One example of how this focus on relationships comes up in their day-to-day decision making:
I tell the coaches all the time: Every time we have a discussion and a decision to make in the program, it should start with, “Is this something that is going to form healthy, positive relationships in our building?” If not, we shouldn’t be doing it.
This does not mean there are no conflicts within the team.
I tell the players all the time: “A true friend and a true teammate tells you what you need to hear, not what you want to hear.” A healthy and positive relationship doesn’t mean that it’s always rainbows and puppies. It’s about making decisions and having conversations that are in the individual’s — and, more importantly, the overall organization’s — best interest.
It’s being able to bring a player into your office and having a conversation with him — and it not being the best conversation in the world to have — but the player knowing the only reason you are having this conversation is because you care. Because if you didn’t care, you wouldn’t have that conversation in the first place.
On the field, this taps into the strongest driver of performance: wanting to deliver for your teammates.
if you’re the center, you know you can depend on the guard and the tackle next to you to do their job.
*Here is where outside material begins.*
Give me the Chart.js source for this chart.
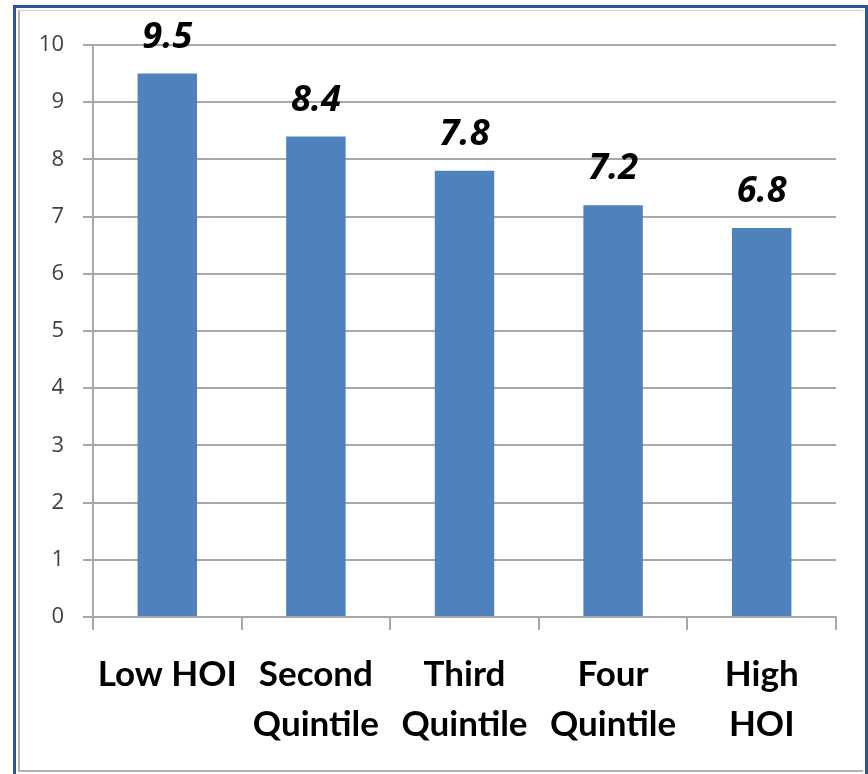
<!DOCTYPE html>
<html>
<head>
<meta charset="utf-8">
<script src="https://cdn.jsdelivr.net/npm/chart.js@4/dist/chart.umd.min.js"></script>
<style>
  html, body { margin: 0; padding: 0; background: #ffffff; }
  #wrap { position: relative; width: 868px; height: 774px; overflow: hidden; }
  #outer { position: absolute; left: 13px; top: 5px; width: 849px; height: 800px;
           border-left: 3px solid #2f5597; border-top: 3px solid #2f5597; border-right: 3px solid #2f5597; }
  #inner { position: absolute; left: 18px; top: 10px; width: 843px; height: 759px;
           border-left: 2px solid #b4b4b4; border-top: 1px solid #d0d0d0; border-bottom: 2px solid #b4b4b4; }
  canvas { position: absolute; left: 0; top: 0; }
</style>
</head>
<body>
<div id="wrap">
  <div id="outer"></div>
  <div id="inner"></div>
  <canvas id="c" width="868" height="774"></canvas>
</div>
<script>
const categories = [["Low HOI"], ["Second", "Quintile"], ["Third", "Quintile"], ["Four", "Quintile"], ["High", "HOI"]];
const values = [9.5, 8.4, 7.8, 7.2, 6.8];
const yTicks = [0, 1, 2, 3, 4, 5, 6, 7, 8, 9, 10];

// Bold italic value printed above each bar
const valueLabels = {
  id: 'valueLabels',
  afterDatasetsDraw(chart) {
    const ctx = chart.ctx;
    const meta = chart.getDatasetMeta(0);
    ctx.save();
    ctx.font = 'italic bold 36px "Open Sans", sans-serif';
    ctx.fillStyle = '#000000';
    ctx.textAlign = 'center';
    ctx.textBaseline = 'alphabetic';
    meta.data.forEach((bar, i) => {
      ctx.fillText(values[i].toFixed(1), bar.x, bar.y - 26);
    });
    ctx.restore();
  }
};

new Chart(document.getElementById('c'), {
  type: 'bar',
  data: {
    labels: categories,
    datasets: [{
      data: values,
      backgroundColor: '#4f81bd',
      borderWidth: 0,
      categoryPercentage: 1.0,
      barPercentage: 0.4
    }]
  },
  options: {
    responsive: false,
    animation: false,
    devicePixelRatio: 1,
    layout: { padding: { left: 0, right: 32, top: 45, bottom: 0 } },
    plugins: { legend: { display: false }, tooltip: { enabled: false } },
    scales: {
      y: {
        min: 0, max: 10,
        afterFit(scale) { scale.width = 93; },
        afterBuildTicks(scale) { scale.ticks = yTicks.map(v => ({ value: v })); },
        grid: { color: '#a8a8a8', lineWidth: 2, tickLength: 10, drawTicks: true },
        border: { color: '#a8a8a8', width: 2 },
        ticks: {
          color: '#404040',
          padding: 19,
          font: { family: '"Open Sans", sans-serif', size: 22 }
        }
      },
      x: {
        afterFit(scale) { scale.height = 157; },
        grid: { offset: true, drawOnChartArea: false, drawTicks: true, tickLength: 13, color: '#a8a8a8', lineWidth: 2 },
        border: { color: '#a8a8a8', width: 2 },
        ticks: {
          color: '#000000',
          padding: 19,
          maxRotation: 0,
          autoSkip: false,
          font: { family: 'Lato, sans-serif', size: 35, weight: 'bold', lineHeight: 1.45 }
        }
      }
    }
  },
  plugins: [valueLabels]
});
</script>
</body>
</html>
Not only because it is their job, but because he doesn’t want to let the guy next to him down.
Being this connected to his players and staff also helps Franklin correct mistakes he has made.
There are times I may say something in a staff meeting or a team meeting, and it comes off the wrong way. I didn’t intend for it to come off the wrong way. But then you have one of your captains come in and say, “Coach, you said this and I don’t think it is what you meant. But this is how the team interpreted it.” Now, the next day I can go back and explain in better detail about what I meant. Without that relationship, they’re not going to come in.
We know the team we are supposed to build around us when we begin a leadership role, but recognize it will be tougher to do in practice.
Everybody says that when you get in a leadership position, you want to surround yourself with as many smart people as possible who will challenge you and allow you to grow. But then people get in those positions, and they’re intimidated by that.
Never feel like you’ve arrived. And remember who you are serving.
People talk about servant leadership and throw that term around. I believe that this is not my football program; this is the players’ football program, and we are here to help them reach their dreams. And it’s whatever those dreams may be, to become a doctor, a lawyer, a CEO, play in the NFL — or a combination of all of those things.
One way to assist a person and indirectly, the team, is to know who they rely on for help.
Now, if there is a problem or an issue, I can pick up the phone and call the mom or dad or a sister or the high school coach who is very involved, and say, “We’re struggling with this. We need your help, let’s work together.”